■ What you should do:
Reproduce the listing below in full and without alteration, apart from its pictures.

-*-*-

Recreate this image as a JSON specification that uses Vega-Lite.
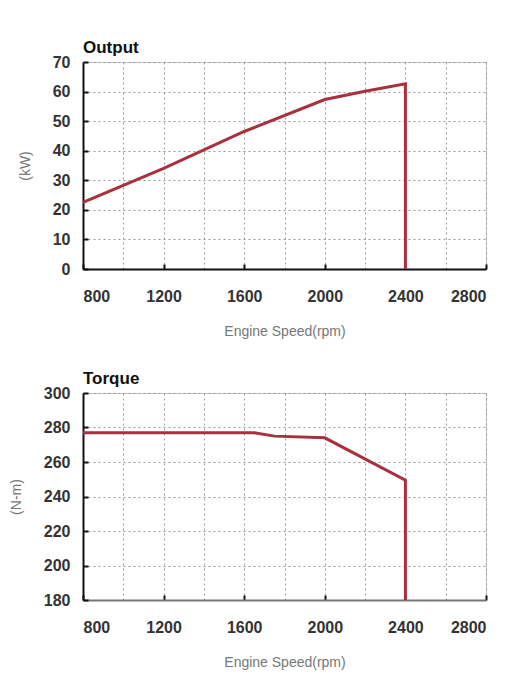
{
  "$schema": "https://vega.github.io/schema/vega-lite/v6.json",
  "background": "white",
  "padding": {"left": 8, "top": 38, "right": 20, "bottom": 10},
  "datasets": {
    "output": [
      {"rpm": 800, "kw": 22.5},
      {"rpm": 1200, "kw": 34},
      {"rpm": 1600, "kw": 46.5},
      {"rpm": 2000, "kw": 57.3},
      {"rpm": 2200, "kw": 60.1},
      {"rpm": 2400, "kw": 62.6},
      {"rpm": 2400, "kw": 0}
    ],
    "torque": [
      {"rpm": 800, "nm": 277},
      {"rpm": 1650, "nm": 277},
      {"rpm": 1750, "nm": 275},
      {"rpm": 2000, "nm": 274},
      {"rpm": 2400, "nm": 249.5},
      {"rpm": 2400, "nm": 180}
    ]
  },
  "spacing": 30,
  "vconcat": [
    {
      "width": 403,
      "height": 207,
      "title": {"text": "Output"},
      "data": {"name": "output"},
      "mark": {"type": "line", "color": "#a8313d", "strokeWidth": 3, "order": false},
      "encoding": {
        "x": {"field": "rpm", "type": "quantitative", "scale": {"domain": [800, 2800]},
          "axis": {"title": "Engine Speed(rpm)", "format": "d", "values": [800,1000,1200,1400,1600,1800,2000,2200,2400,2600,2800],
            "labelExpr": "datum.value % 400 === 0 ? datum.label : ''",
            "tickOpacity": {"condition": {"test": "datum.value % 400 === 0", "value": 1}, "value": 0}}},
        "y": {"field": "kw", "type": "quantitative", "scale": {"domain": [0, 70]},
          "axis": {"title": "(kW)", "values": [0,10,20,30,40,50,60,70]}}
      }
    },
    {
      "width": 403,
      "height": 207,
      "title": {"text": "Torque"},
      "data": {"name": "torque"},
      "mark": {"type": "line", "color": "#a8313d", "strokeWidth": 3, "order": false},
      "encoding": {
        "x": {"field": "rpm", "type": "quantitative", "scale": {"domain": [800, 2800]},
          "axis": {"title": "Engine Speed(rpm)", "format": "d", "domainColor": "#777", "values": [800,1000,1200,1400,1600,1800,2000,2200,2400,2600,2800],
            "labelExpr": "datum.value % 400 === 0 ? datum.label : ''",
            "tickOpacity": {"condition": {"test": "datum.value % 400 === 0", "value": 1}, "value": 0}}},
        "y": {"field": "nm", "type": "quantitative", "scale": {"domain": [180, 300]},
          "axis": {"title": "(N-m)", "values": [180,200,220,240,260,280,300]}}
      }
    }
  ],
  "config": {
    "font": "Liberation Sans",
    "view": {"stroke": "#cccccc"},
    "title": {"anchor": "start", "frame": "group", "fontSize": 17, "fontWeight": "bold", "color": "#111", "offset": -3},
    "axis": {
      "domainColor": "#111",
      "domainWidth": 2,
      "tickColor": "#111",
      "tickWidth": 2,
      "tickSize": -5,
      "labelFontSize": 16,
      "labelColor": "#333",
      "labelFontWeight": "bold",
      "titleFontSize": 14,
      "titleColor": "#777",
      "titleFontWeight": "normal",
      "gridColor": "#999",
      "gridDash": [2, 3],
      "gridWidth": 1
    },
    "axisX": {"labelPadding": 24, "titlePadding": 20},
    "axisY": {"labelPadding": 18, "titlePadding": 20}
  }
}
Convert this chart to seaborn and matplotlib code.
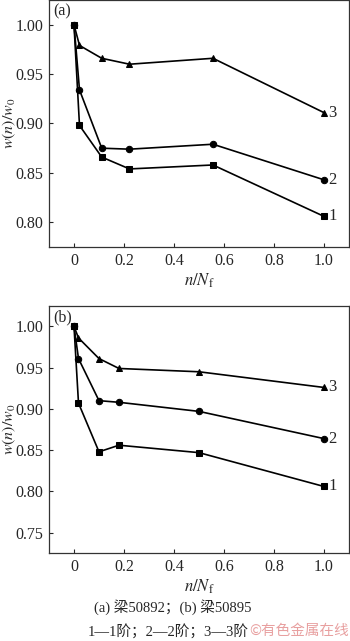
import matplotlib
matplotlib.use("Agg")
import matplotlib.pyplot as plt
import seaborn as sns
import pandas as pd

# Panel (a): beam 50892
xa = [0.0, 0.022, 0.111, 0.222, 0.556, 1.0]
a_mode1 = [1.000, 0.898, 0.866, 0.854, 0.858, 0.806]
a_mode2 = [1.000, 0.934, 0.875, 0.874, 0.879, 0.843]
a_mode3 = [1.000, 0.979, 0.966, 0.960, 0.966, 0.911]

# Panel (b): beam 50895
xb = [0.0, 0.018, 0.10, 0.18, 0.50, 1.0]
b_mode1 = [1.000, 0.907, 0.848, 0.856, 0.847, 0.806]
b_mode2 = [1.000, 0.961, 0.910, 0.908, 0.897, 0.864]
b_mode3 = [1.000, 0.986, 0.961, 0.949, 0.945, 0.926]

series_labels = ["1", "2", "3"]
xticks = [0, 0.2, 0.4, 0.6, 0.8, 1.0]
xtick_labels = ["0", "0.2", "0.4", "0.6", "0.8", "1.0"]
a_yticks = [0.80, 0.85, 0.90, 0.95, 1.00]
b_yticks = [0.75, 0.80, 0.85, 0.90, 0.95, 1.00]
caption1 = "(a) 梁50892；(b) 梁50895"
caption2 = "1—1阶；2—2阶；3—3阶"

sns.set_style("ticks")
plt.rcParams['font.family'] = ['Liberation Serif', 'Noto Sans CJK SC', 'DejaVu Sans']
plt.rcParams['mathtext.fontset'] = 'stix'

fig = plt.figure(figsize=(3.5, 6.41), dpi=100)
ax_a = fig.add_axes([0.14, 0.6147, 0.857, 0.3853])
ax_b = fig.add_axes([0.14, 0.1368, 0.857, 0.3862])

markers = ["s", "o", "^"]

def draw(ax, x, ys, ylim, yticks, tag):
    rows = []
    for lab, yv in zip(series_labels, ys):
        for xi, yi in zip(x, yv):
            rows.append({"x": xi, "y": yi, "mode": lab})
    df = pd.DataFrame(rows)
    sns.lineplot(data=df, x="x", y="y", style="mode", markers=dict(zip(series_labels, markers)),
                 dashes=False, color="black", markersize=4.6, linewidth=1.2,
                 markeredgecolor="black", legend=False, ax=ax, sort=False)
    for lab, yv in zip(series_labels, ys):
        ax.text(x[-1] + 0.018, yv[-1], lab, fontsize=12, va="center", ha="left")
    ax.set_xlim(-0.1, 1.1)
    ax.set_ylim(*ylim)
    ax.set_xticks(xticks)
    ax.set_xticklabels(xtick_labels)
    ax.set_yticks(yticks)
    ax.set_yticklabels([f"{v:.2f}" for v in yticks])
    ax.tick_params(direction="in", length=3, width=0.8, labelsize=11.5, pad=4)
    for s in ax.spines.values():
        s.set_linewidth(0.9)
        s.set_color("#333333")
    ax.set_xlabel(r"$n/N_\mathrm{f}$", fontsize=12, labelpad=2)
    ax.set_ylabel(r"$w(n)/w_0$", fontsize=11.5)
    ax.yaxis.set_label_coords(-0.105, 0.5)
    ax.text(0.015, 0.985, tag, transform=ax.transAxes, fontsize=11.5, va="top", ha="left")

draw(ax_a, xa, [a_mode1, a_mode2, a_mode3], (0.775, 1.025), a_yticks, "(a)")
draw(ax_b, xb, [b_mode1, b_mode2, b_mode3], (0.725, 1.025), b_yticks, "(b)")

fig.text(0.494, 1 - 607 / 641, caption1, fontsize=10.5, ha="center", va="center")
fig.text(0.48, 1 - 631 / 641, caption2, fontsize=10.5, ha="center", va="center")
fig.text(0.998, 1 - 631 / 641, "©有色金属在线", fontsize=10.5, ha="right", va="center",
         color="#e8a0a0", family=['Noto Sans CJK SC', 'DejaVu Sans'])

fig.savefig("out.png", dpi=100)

-*-*-

■ The response:
Recreate this image as a JSON specification that uses Vega-Lite.
{
  "$schema": "https://vega.github.io/schema/vega-lite/v6.json",
  "background": "white",
  "padding": {"left": 8, "top": 38, "right": 20, "bottom": 10},
  "datasets": {
    "output": [
      {"rpm": 800, "kw": 22.5},
      {"rpm": 1200, "kw": 34},
      {"rpm": 1600, "kw": 46.5},
      {"rpm": 2000, "kw": 57.3},
      {"rpm": 2200, "kw": 60.1},
      {"rpm": 2400, "kw": 62.6},
      {"rpm": 2400, "kw": 0}
    ],
    "torque": [
      {"rpm": 800, "nm": 277},
      {"rpm": 1650, "nm": 277},
      {"rpm": 1750, "nm": 275},
      {"rpm": 2000, "nm": 274},
      {"rpm": 2400, "nm": 249.5},
      {"rpm": 2400, "nm": 180}
    ]
  },
  "spacing": 30,
  "vconcat": [
    {
      "width": 403,
      "height": 207,
      "title": {"text": "Output"},
      "data": {"name": "output"},
      "mark": {"type": "line", "color": "#a8313d", "strokeWidth": 3, "order": false},
      "encoding": {
        "x": {"field": "rpm", "type": "quantitative", "scale": {"domain": [800, 2800]},
          "axis": {"title": "Engine Speed(rpm)", "format": "d", "values": [800,1000,1200,1400,1600,1800,2000,2200,2400,2600,2800],
            "labelExpr": "datum.value % 400 === 0 ? datum.label : ''",
            "tickOpacity": {"condition": {"test": "datum.value % 400 === 0", "value": 1}, "value": 0}}},
        "y": {"field": "kw", "type": "quantitative", "scale": {"domain": [0, 70]},
          "axis": {"title": "(kW)", "values": [0,10,20,30,40,50,60,70]}}
      }
    },
    {
      "width": 403,
      "height": 207,
      "title": {"text": "Torque"},
      "data": {"name": "torque"},
      "mark": {"type": "line", "color": "#a8313d", "strokeWidth": 3, "order": false},
      "encoding": {
        "x": {"field": "rpm", "type": "quantitative", "scale": {"domain": [800, 2800]},
          "axis": {"title": "Engine Speed(rpm)", "format": "d", "domainColor": "#777", "values": [800,1000,1200,1400,1600,1800,2000,2200,2400,2600,2800],
            "labelExpr": "datum.value % 400 === 0 ? datum.label : ''",
            "tickOpacity": {"condition": {"test": "datum.value % 400 === 0", "value": 1}, "value": 0}}},
        "y": {"field": "nm", "type": "quantitative", "scale": {"domain": [180, 300]},
          "axis": {"title": "(N-m)", "values": [180,200,220,240,260,280,300]}}
      }
    }
  ],
  "config": {
    "font": "Liberation Sans",
    "view": {"stroke": "#cccccc"},
    "title": {"anchor": "start", "frame": "group", "fontSize": 17, "fontWeight": "bold", "color": "#111", "offset": -3},
    "axis": {
      "domainColor": "#111",
      "domainWidth": 2,
      "tickColor": "#111",
      "tickWidth": 2,
      "tickSize": -5,
      "labelFontSize": 16,
      "labelColor": "#333",
      "labelFontWeight": "bold",
      "titleFontSize": 14,
      "titleColor": "#777",
      "titleFontWeight": "normal",
      "gridColor": "#999",
      "gridDash": [2, 3],
      "gridWidth": 1
    },
    "axisX": {"labelPadding": 24, "titlePadding": 20},
    "axisY": {"labelPadding": 18, "titlePadding": 20}
  }
}
Convert this chart to seaborn and matplotlib code.
import matplotlib
matplotlib.use("Agg")
import matplotlib.pyplot as plt
import seaborn as sns
import pandas as pd

# Panel (a): beam 50892
xa = [0.0, 0.022, 0.111, 0.222, 0.556, 1.0]
a_mode1 = [1.000, 0.898, 0.866, 0.854, 0.858, 0.806]
a_mode2 = [1.000, 0.934, 0.875, 0.874, 0.879, 0.843]
a_mode3 = [1.000, 0.979, 0.966, 0.960, 0.966, 0.911]

# Panel (b): beam 50895
xb = [0.0, 0.018, 0.10, 0.18, 0.50, 1.0]
b_mode1 = [1.000, 0.907, 0.848, 0.856, 0.847, 0.806]
b_mode2 = [1.000, 0.961, 0.910, 0.908, 0.897, 0.864]
b_mode3 = [1.000, 0.986, 0.961, 0.949, 0.945, 0.926]

series_labels = ["1", "2", "3"]
xticks = [0, 0.2, 0.4, 0.6, 0.8, 1.0]
xtick_labels = ["0", "0.2", "0.4", "0.6", "0.8", "1.0"]
a_yticks = [0.80, 0.85, 0.90, 0.95, 1.00]
b_yticks = [0.75, 0.80, 0.85, 0.90, 0.95, 1.00]
caption1 = "(a) 梁50892；(b) 梁50895"
caption2 = "1—1阶；2—2阶；3—3阶"

sns.set_style("ticks")
plt.rcParams['font.family'] = ['Liberation Serif', 'Noto Sans CJK SC', 'DejaVu Sans']
plt.rcParams['mathtext.fontset'] = 'stix'

fig = plt.figure(figsize=(3.5, 6.41), dpi=100)
ax_a = fig.add_axes([0.14, 0.6147, 0.857, 0.3853])
ax_b = fig.add_axes([0.14, 0.1368, 0.857, 0.3862])

markers = ["s", "o", "^"]

def draw(ax, x, ys, ylim, yticks, tag):
    rows = []
    for lab, yv in zip(series_labels, ys):
        for xi, yi in zip(x, yv):
            rows.append({"x": xi, "y": yi, "mode": lab})
    df = pd.DataFrame(rows)
    sns.lineplot(data=df, x="x", y="y", style="mode", markers=dict(zip(series_labels, markers)),
                 dashes=False, color="black", markersize=4.6, linewidth=1.2,
                 markeredgecolor="black", legend=False, ax=ax, sort=False)
    for lab, yv in zip(series_labels, ys):
        ax.text(x[-1] + 0.018, yv[-1], lab, fontsize=12, va="center", ha="left")
    ax.set_xlim(-0.1, 1.1)
    ax.set_ylim(*ylim)
    ax.set_xticks(xticks)
    ax.set_xticklabels(xtick_labels)
    ax.set_yticks(yticks)
    ax.set_yticklabels([f"{v:.2f}" for v in yticks])
    ax.tick_params(direction="in", length=3, width=0.8, labelsize=11.5, pad=4)
    for s in ax.spines.values():
        s.set_linewidth(0.9)
        s.set_color("#333333")
    ax.set_xlabel(r"$n/N_\mathrm{f}$", fontsize=12, labelpad=2)
    ax.set_ylabel(r"$w(n)/w_0$", fontsize=11.5)
    ax.yaxis.set_label_coords(-0.105, 0.5)
    ax.text(0.015, 0.985, tag, transform=ax.transAxes, fontsize=11.5, va="top", ha="left")

draw(ax_a, xa, [a_mode1, a_mode2, a_mode3], (0.775, 1.025), a_yticks, "(a)")
draw(ax_b, xb, [b_mode1, b_mode2, b_mode3], (0.725, 1.025), b_yticks, "(b)")

fig.text(0.494, 1 - 607 / 641, caption1, fontsize=10.5, ha="center", va="center")
fig.text(0.48, 1 - 631 / 641, caption2, fontsize=10.5, ha="center", va="center")
fig.text(0.998, 1 - 631 / 641, "©有色金属在线", fontsize=10.5, ha="right", va="center",
         color="#e8a0a0", family=['Noto Sans CJK SC', 'DejaVu Sans'])

fig.savefig("out.png", dpi=100)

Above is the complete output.